Step 1. Launch the Stack - Real-Time Analytics with Spark Streaming

Step 1. Launch the Stack

The automated AWS CloudFormation templates deploy Real-Time Analytics with Spark Streaming on the AWS Cloud using either your own Spark Streaming application or the AWS-provided demo application.

Note

You are responsible for the cost of the AWS services used while running this solution. See the Cost section for more details. For full details, see the pricing webpage for each AWS service you will be using in this solution.

  1. Log in to the AWS Management Console and click the button below to launch the solution or demo application AWS CloudFormation template.

    
                            Real-Time Analytics demo launch button
                        
                            Real-Time Analytics launch button

    You can also download the template as a starting point for your own implementation.

  2. The template is launched in the US East (N. Virginia) Region by default. To launch the Real-Time Analytics solution in a different AWS Region, use the region selector in the console navigation bar.

    Note

    This solution uses AWS Lambda, which is currently available in specific AWS Regions only. Therefore, you must launch this solution in a region where Lambda is available. For the most current AWS Lambda availability by region, see the AWS service offerings by region.

  3. On the Select Template page, verify that you selected the correct template and choose Next.

  4. On the Specify Details page, assign a name to your Real-Time Analytics solution stack.

  5. Under Parameters, review the parameters for the template, and modify them as necessary. This solution uses the following default values.

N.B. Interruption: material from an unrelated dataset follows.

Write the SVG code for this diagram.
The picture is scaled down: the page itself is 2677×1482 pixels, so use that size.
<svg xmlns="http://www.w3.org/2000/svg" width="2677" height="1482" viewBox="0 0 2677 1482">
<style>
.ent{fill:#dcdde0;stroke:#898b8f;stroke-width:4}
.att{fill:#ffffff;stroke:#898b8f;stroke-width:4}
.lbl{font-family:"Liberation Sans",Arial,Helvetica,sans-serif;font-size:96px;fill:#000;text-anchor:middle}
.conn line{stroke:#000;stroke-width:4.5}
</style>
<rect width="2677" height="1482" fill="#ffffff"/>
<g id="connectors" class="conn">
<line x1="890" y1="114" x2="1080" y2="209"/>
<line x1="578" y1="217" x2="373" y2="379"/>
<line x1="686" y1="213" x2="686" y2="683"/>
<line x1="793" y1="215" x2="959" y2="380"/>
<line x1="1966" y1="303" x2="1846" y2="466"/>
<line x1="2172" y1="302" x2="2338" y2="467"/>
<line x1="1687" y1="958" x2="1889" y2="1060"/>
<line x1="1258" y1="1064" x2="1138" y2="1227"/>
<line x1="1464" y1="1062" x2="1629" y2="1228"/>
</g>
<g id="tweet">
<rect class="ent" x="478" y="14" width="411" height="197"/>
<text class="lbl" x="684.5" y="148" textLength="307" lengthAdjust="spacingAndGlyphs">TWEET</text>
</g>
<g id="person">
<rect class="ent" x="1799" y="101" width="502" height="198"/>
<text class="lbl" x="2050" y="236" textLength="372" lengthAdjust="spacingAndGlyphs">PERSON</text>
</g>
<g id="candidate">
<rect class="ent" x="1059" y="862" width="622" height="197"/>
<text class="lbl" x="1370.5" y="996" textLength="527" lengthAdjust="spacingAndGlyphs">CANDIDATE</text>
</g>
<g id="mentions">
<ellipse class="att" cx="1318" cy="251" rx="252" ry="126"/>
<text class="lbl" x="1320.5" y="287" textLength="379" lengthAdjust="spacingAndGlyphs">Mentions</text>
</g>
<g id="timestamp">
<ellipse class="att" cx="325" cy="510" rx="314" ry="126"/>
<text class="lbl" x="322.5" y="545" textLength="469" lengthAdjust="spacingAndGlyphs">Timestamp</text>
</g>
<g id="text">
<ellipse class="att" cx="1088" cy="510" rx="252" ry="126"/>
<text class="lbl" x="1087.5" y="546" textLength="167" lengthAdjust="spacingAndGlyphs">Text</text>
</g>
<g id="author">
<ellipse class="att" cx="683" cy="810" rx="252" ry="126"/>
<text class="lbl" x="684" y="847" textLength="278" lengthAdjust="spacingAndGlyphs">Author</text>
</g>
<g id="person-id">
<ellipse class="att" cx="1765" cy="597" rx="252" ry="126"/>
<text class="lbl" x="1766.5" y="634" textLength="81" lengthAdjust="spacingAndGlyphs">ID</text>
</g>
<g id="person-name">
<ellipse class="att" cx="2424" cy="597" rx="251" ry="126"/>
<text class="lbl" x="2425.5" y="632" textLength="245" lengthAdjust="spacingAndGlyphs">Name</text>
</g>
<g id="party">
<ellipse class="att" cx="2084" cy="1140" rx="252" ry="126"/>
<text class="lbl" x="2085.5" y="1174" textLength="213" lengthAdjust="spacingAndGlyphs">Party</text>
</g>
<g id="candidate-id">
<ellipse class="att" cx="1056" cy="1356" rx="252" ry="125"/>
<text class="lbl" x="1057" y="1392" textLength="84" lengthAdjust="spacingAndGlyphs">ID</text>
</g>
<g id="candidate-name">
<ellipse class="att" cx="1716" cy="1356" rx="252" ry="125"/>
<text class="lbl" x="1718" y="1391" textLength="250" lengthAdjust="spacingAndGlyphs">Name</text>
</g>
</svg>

    Parameter Default Description
    Key Name <Requires input> Public and private key pair, which allows you to connect securely to the bastion host. When you created an AWS account, this is the key pair you created in your preferred AWS Region.
    Remote Access CIDR <Requires input> The IP address range that can be used to SSH to the bastion host
    Availability Zones <Requires input> The list of Availability Zones to use for the Amazon VPC subnets
    Number of AZs 2 The number of Availability Zones to use in your VPC
    Note

    This number must match the number of selections you chose for the Availability Zone parameter.

    VPC CIDR 10.0.0.0/16 The VPC CIDR block
    Private Subnet 1A CIDR 10.0.0.0/19 The CIDR block for the private subnet located in AZ1
    Private Subnet 2A CIDR 10.0.32.0/19 The CIDR block for the private subnet located in AZ2
    Public Subnet 1 CIDR 10.0.128.0/20 The CIDR block for the public DMZ subnet located in AZ1
    Public Subnet 2 CIDR 10.0.144.0/20 The CIDR block for the public DMZ subnet located in AZ2
    Kinesis Stream default-data-stream The name of the source Amazon Kinesis stream the template will create
    Shard count 2 The number of shards for your Amazon Kinesis stream
    Master r5.xlarge The EMR master node Amazon EC2 instance type
    Core r5.xlarge The EMR core node Amazon EC2 instance type
    Artifact Bucket <Requires input> The Amazon S3 bucket where your application artifacts are stored. For example, s3://{bucket_location}
    Submit Mode AppJar The processing engine of the Spark Streaming application. Choose the appropriate processing engine (Zeppelin for JSON templates; AppJar for JAR files).
    Note

    This parameter will be set to DemoApp if you are using the demo template.

    Type None The submit type of the Spark Streaming application. You can specify a submit script or a submit command.
    Note

    Use this parameter only if you choose AppJar as your Submit Mode. This parameter will not show if you are using the demo template.

    Script <Optional input> The Amazon S3 bucket where your script with the Spark submit command is stored. For example, s3://{bucket_location/spark_submit.sh}
    Note

    Use this parameter only if you choose AppJar as your Submit Mode. If you choose Command as your Submit Type, leave this parameter blank. This parameter will not show if you are using the demo template.

    Command <Optional input> A comma-delimited Spark submit command. For example, --deploy-mode,{cluster/client},--class {className}, --master,{yarn/local[?]},{s3://AppLocation/AppJar}, {Appname},{StreamName},{OutputLoc}
    Note

    Use this parameter only if you choose AppJar as your Submit Mode. If you choose Script as your Submit Type, leave this parameter blank. This parameter will not show if you are using the demo template.

  6. Select Next.

  7. On the Options page, choose Next.

  8. On the Review page, review and confirm the settings. Check the box acknowledging that the template will create AWS Identity and Access Management (IAM) resources and might require the CAPABILITY_AUTO_EXPAND capability.

  9. Choose Create to deploy the stack.

    You can view the status of the stack in the AWS CloudFormation console in the Status column. You should see a status of CREATE_COMPLETE in roughly 15-20 minutes.

    Note

    This solution includes two AWS Lambda functions that run only during initial configuration or when resources are updated or deleted.

    When running this solution, you will see both Lambda functions in the AWS Lambda console. Do not delete the functions as they are necessary to manage associated resources.